Des incohérences remarquables entre la planification stratégique et la planification opérationnelle
Depuis le début de son administration, le président Tshisekedi a manifesté sa volonté de rétablir la paix dans l’Est du pays. L’initiative d’associer les pays voisins tels le Rwanda, l’Ouganda avec une ouverture vers le Kenya et à l’international cadre pertinemment avec l’idée d’une approche globale de résolution des conflits dans la région. Mais une planification prudente au niveau politico-stratégique devrait être soutenue efficacement par une planification opérationnelle au niveau de la coordination ministérielle et l’offensive militaire sur le terrain. La zone étant un carrefour transfrontalier et donc soumise à de nombreux défis, tels la construction des routes et de meilleures infrastructures pour le désenclavement, les trafics divers et la présence de nombreux groupes armés, il est impératif d’élaborer une approche intersectorielle qui puisse correspondre aux limites de la flexibilité budgétaire.

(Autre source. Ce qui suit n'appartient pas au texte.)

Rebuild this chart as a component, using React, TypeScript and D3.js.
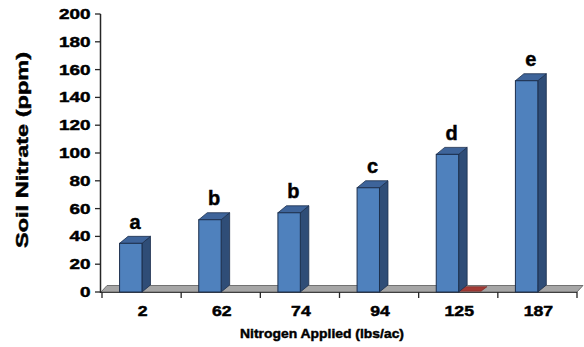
import React from "react";
import * as d3 from "d3";

const categories = ["2", "62", "74", "94", "125", "187"];
const soilNitrate = [35, 52, 57, 75, 99, 152];
const secondSeries = [0, 0, 0, 0, 0.6, 0];
const groupLetters = ["a", "b", "b", "c", "d", "e"];
const yTicks = [0, 20, 40, 60, 80, 100, 120, 140, 160, 180, 200];

const W = 584;
const H = 347;
const FONT = "'Liberation Sans', Arial, sans-serif";

export default function App() {
  const x = d3.scaleBand<string>().domain(categories).range([102, 577]).paddingInner(0).paddingOuter(0);
  const y = d3.scaleLinear().domain([0, 200]).range([292, 14]);
  const bw = x.bandwidth();
  const barW = bw * 0.283;
  const off1 = bw * 0.222;
  const dx = 8.5;
  const dy = -7;
  const fdx = 6;
  const fdy = -6.5;
  const y0 = y(0);

  const bars = categories.map((c, i) => {
    const left = (x(c) as number) + off1;
    const top = y(soilNitrate[i]);
    return { c, i, left, top };
  });

  const reds = categories
    .map((c, i) => ({ c, i, v: secondSeries[i] }))
    .filter((d) => d.v > 0)
    .map((d) => {
      const left = (x(d.c) as number) + off1 + barW;
      const top = y(d.v);
      return { ...d, left, top };
    });

  const pts = (arr: number[][]) => arr.map((p) => p.join(",")).join(" ");
  const heavy = { stroke: "#000", strokeWidth: 0.45, paintOrder: "stroke" as const };

  return (
    <svg width={W} height={H} style={{ position: "absolute", left: 0, top: 0, background: "#fff" }}>
      {/* floor */}
      <polygon
        points={pts([
          [101, y0],
          [577, y0],
          [577 + fdx, y0 + fdy],
          [101 + fdx, y0 + fdy],
        ])}
        fill="#a6a6a6"
        stroke="#595959"
        strokeWidth={0.8}
      />
      <line x1={101} x2={577} y1={y0 + 0.5} y2={y0 + 0.5} stroke="#404040" strokeWidth={1.2} />
      {/* x ticks */}
      {[...categories.map((c) => x(c) as number), 577].map((t, i) => (
        <line key={"xt" + i} x1={t} x2={t} y1={y0} y2={y0 + 6} stroke="#262626" strokeWidth={1.3} />
      ))}
      {/* y axis */}
      <line x1={100.5} x2={100.5} y1={y(200)} y2={y0 + 1} stroke="#262626" strokeWidth={1.5} />
      {yTicks.map((t) => (
        <g key={"yt" + t}>
          <line x1={95} x2={100.5} y1={y(t)} y2={y(t)} stroke="#262626" strokeWidth={1.3} />
          <text
            x={90.5}
            y={y(t)}
            dy="0.36em"
            textAnchor="end"
            fontFamily={FONT}
            fontWeight="bold"
            fontSize={14}
            textLength={String(t).length * 10.5}
            lengthAdjust="spacingAndGlyphs"
            fill="#000"
            {...heavy}
          >
            {t}
          </text>
        </g>
      ))}
      {/* red flat series */}
      {reds.map((r) => (
        <g key={"r" + r.i}>
          <polygon
            points={pts([
              [r.left, r.top],
              [r.left + barW, r.top],
              [r.left + barW + 6, r.top - 4.5],
              [r.left + 6, r.top - 4.5],
            ])}
            fill="#a33a34"
            stroke="#7a2723"
            strokeWidth={0.6}
          />
        </g>
      ))}
      {/* bars */}
      {bars.map((b) => (
        <g key={"b" + b.i}>
          <polygon
            points={pts([
              [b.left + barW, b.top],
              [b.left + barW + dx, b.top + dy],
              [b.left + barW + dx, y0 + dy],
              [b.left + barW, y0],
            ])}
            fill="#2f4d77"
            stroke="#1c2f4d"
            strokeWidth={0.8}
          />
          <polygon
            points={pts([
              [b.left, b.top],
              [b.left + dx, b.top + dy],
              [b.left + barW + dx, b.top + dy],
              [b.left + barW, b.top],
            ])}
            fill="#3e649a"
            stroke="#1c2f4d"
            strokeWidth={0.8}
          />
          <rect
            x={b.left}
            y={b.top}
            width={barW}
            height={y0 - b.top}
            fill="#4f81bd"
            stroke="#1c2f4d"
            strokeWidth={1}
          />
          <text
            x={b.left + barW / 2 + dx / 2}
            y={b.top + dy - 7.5}
            textAnchor="middle"
            fontFamily={FONT}
            fontWeight="bold"
            fontSize={20}
            fill="#000"
            {...heavy}
          >
            {groupLetters[b.i]}
          </text>
        </g>
      ))}
      {/* x tick labels */}
      {categories.map((c) => (
        <text
          key={"xl" + c}
          x={(x(c) as number) + bw / 2 + 1}
          y={315.5}
          textAnchor="middle"
          fontFamily={FONT}
          fontWeight="bold"
          fontSize={14}
          textLength={c.length * 9.8}
          lengthAdjust="spacingAndGlyphs"
          fill="#000"
          {...heavy}
        >
          {c}
        </text>
      ))}
      {/* axis titles */}
      <text
        x={322}
        y={337.5}
        textAnchor="middle"
        fontFamily={FONT}
        fontWeight="bold"
        fontSize={13}
        textLength={164}
        lengthAdjust="spacingAndGlyphs"
        fill="#000"
        {...heavy}
      >
        Nitrogen Applied (lbs/ac)
      </text>
      <text
        transform="translate(22.5,150) rotate(-90)"
        textAnchor="middle"
        dy="0.35em"
        fontFamily={FONT}
        fontWeight="bold"
        fontSize={17}
        textLength={196}
        lengthAdjust="spacingAndGlyphs"
        fill="#000"
        {...heavy}
      >
        Soil Nitrate (ppm)
      </text>
    </svg>
  );
}
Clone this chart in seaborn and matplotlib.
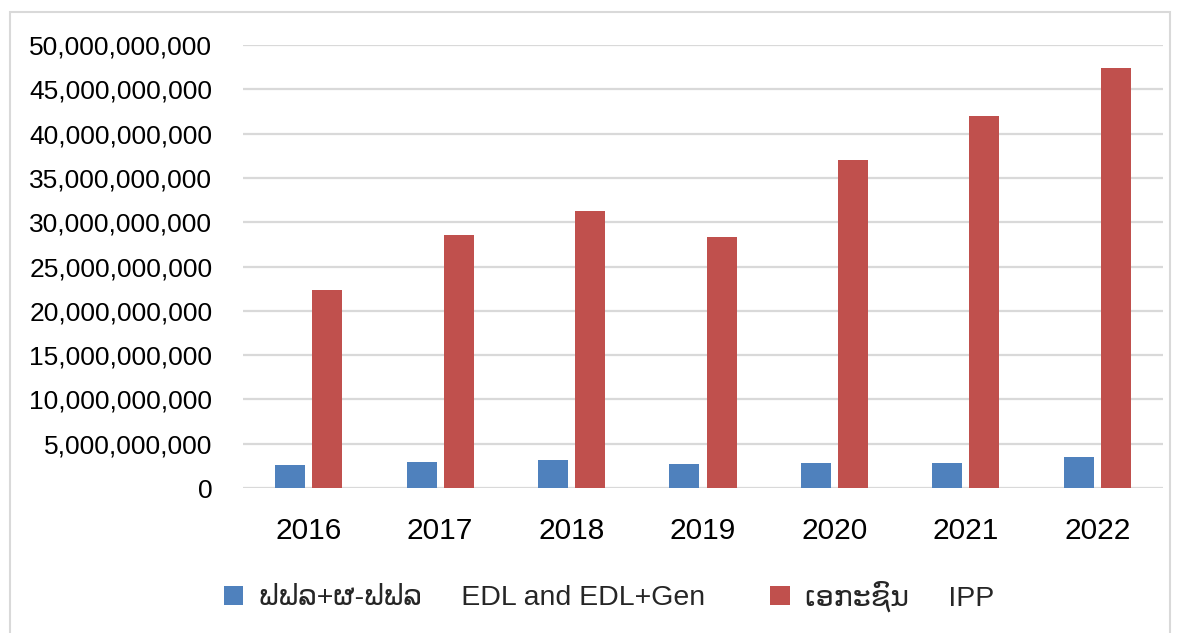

L’ambition portée par le Premier ministre, Sama Lukonde Kyenge, de construire un État fort, prospère et solidaire entre 2021 et 2023, articulée autour de quinze piliers et de nombreux projets de modernisation des infrastructures semble relativement sous-estimer le coût des opérations militaires et surestimer la capacité de l’offensive sur le terrain à instaurer la paix en moins deux ans. Faute d’une planification rigoureuse et cohérente au sommet de la coordination de l’exécutif, ces ambitions n’ont pas connu une programmation chiffrée dans leurs aspects opérationnels dans le temps et dans l’espace.
Une nécessaire réorganisation de l’appareil politico-stratégique
La réorganisation de l’appareil politico-stratégique ne suffira certes pas pour régler définitivement ce conflit. Mais elle sera décisive pour une meilleure analyse de la situation et une meilleure définition du concept d’opération et de l’approche globale qui permettra de sortir de cette instabilité qui devient chronique pour le pays et le continent. Cette réorganisation permettra tout au moins de bien clarifier les obligations intersectorielles du gouvernement et l’effet final recherché par l’offensive militaire. Elle permettra par ailleurs d’intégrer à la tête de chacune des instances les profils les plus pertinents pour une riposte adaptée à l’urgence et à la complexité du territoire.